We begin this ominous month with the curious case of Daniel Yergin, who won the Pulitizer for his 1992 epic history of the oil industry, The Prize, later turned into a PBS megadocumentary. Since his big score, Yergin has set up a public relations firm called Cambridge Energy Research Associates (CERA) which, in the spirit of the PR profession, seems to have become the main disinformation organ for its clients, the major oil companies.

In a piece published in yesterday's Washington Post, Yergin takes the position that there is no problem with the global oil supply. Over the next five years, he says, both OPEC and non-OPEC producers will come up with an extra sixteen million barrels a day, taking the world from its current 85 million barrels a day to 101 million barrels a day in 2010. This will happen, he says, because of "new technology" used to exploit unconventional sources of oil such as tar sands, ultra-deep-water developments, and natural gas liquids.

More than a few elements of Yergin's pitch are shifty. The slyest one is that he does not mention that unconventional oil tends to be very uncheap, and since it is cheap oil that enables America's "non-negotiable" easy motoring way of life, and the debt-fueled suburban sprawl-building economy that has evolved to serve it, there may indeed be a problem further along in the pipeline, so to speak.

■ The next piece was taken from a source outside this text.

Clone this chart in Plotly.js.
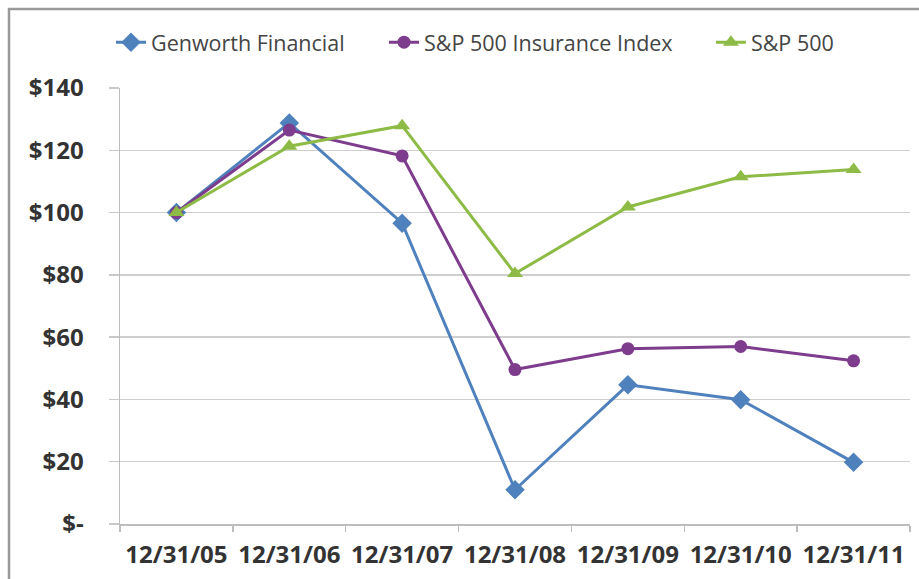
<!DOCTYPE html>
<html>
<head>
<meta charset="utf-8">
<script src="https://cdn.plot.ly/plotly-3.0.1.min.js"></script>
<style>
  html, body { margin: 0; padding: 0; background: #fff; }
  #chart { width: 919px; height: 579px; }
</style>
</head>
<body>
<div id="chart"></div>
<script>
const categories = ["12/31/05", "12/31/06", "12/31/07", "12/31/08", "12/31/09", "12/31/10", "12/31/11"];
const genworth = [100, 128.8, 96.6, 11.0, 44.7, 39.9, 19.8];
const insurance = [100, 126.5, 118.2, 49.6, 56.3, 57.0, 52.4];
const sp500 = [100, 121.3, 127.9, 80.4, 101.8, 111.5, 113.8];
const yTickVals = [0, 20, 40, 60, 80, 100, 120, 140];
const yTickText = ["$-", "$20", "$40", "$60", "$80", "$100", "$120", "$140"];

const traces = [
  {
    x: categories, y: genworth, name: "Genworth Financial",
    type: "scatter", mode: "lines+markers", legend: "legend",
    line: { color: "#4F81BD", width: 3 },
    marker: { symbol: "diamond", size: 15, color: "#4F81BD" }
  },
  {
    x: categories, y: insurance, name: "S&P 500 Insurance Index",
    type: "scatter", mode: "lines+markers", legend: "legend2",
    line: { color: "#7D3C8C", width: 3 },
    marker: { symbol: "circle", size: 13, color: "#7D3C8C" }
  },
  {
    x: categories, y: sp500, name: "S&P 500",
    type: "scatter", mode: "lines+markers", legend: "legend3",
    line: { color: "#8DBB45", width: 3 },
    marker: { symbol: "triangle-up", size: 14, color: "#8DBB45" }
  }
];

const legendFont = { family: "Open Sans, sans-serif", size: 21.5, color: "#444" };
function legendAt(x) {
  return {
    orientation: "h", x: x, xanchor: "left", y: 1.105, yanchor: "middle",
    font: legendFont, itemwidth: 30, bgcolor: "rgba(0,0,0,0)"
  };
}

const layout = {
  width: 919, height: 579,
  margin: { l: 120, r: 9, t: 88, b: 55 },
  paper_bgcolor: "#ffffff", plot_bgcolor: "#ffffff",
  showlegend: true,
  legend: legendAt(-0.0114),
  legend2: legendAt(0.3342),
  legend3: legendAt(0.748),
  xaxis: {
    type: "category",
    range: [-0.5, 6.5],
    tickson: "boundaries",
    ticks: "outside", ticklen: 6, tickcolor: "#bdbdbd", tickwidth: 1.5,
    showline: true, linecolor: "#bdbdbd", linewidth: 2,
    showgrid: false, zeroline: false,
    ticklabelstandoff: 8,
    tickfont: { family: "Open Sans, sans-serif", size: 24, color: "#333", weight: "bold" },
    fixedrange: true
  },
  yaxis: {
    range: [0, 140],
    tickvals: yTickVals, ticktext: yTickText,
    ticks: "outside", ticklen: 10, tickcolor: "#c8c8c8", tickwidth: 1.5,
    showline: true, linecolor: "#bdbdbd", linewidth: 1.5,
    showgrid: true, gridcolor: "#cfcfcf", gridwidth: 1.5,
    zeroline: false,
    ticklabelstandoff: 20,
    tickfont: { family: "Open Sans, sans-serif", size: 24, color: "#333", weight: "bold" },
    fixedrange: true
  },
  shapes: [
    {
      type: "rect", xref: "paper", yref: "paper",
      x0: -0.1405, x1: 1.15, y0: -0.25, y1: 1.1812,
      line: { color: "#9a9a9a", width: 2.5 }, fillcolor: "rgba(0,0,0,0)"
    }
  ]
};

Plotly.newPlot("chart", traces, layout, { displayModeBar: false, staticPlot: true });
</script>
</body>
</html>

Yergin also leaves out the fact that most (and perhaps all) of the world's major conventional oil fields are past peak and now depleting at between three and twenty percent a year - and, ironically, as in the case of the North Sea, the more advanced the drilling technology, the more efficiently the oil is recovered, the greater the rate of depletion.

The big question mark, of course, is Saudi Arabia, which until recently was believed to be years short of peak. A new analysis by Matthew Simmons, chief investment banker to the US drilling industry, and author of the just-published Twilight in the Desert, concludes that Saudi Arabia is peaking now. Simmons adds that the Saudi's fifty-year-old super-giant Ghawar oil field (from which Saudi Arabia gets more than half its crude) has been structurally degraded by aggressive over-production and by the practice of injecting sea water into the geological strata in order to keep the pressure up in the wells.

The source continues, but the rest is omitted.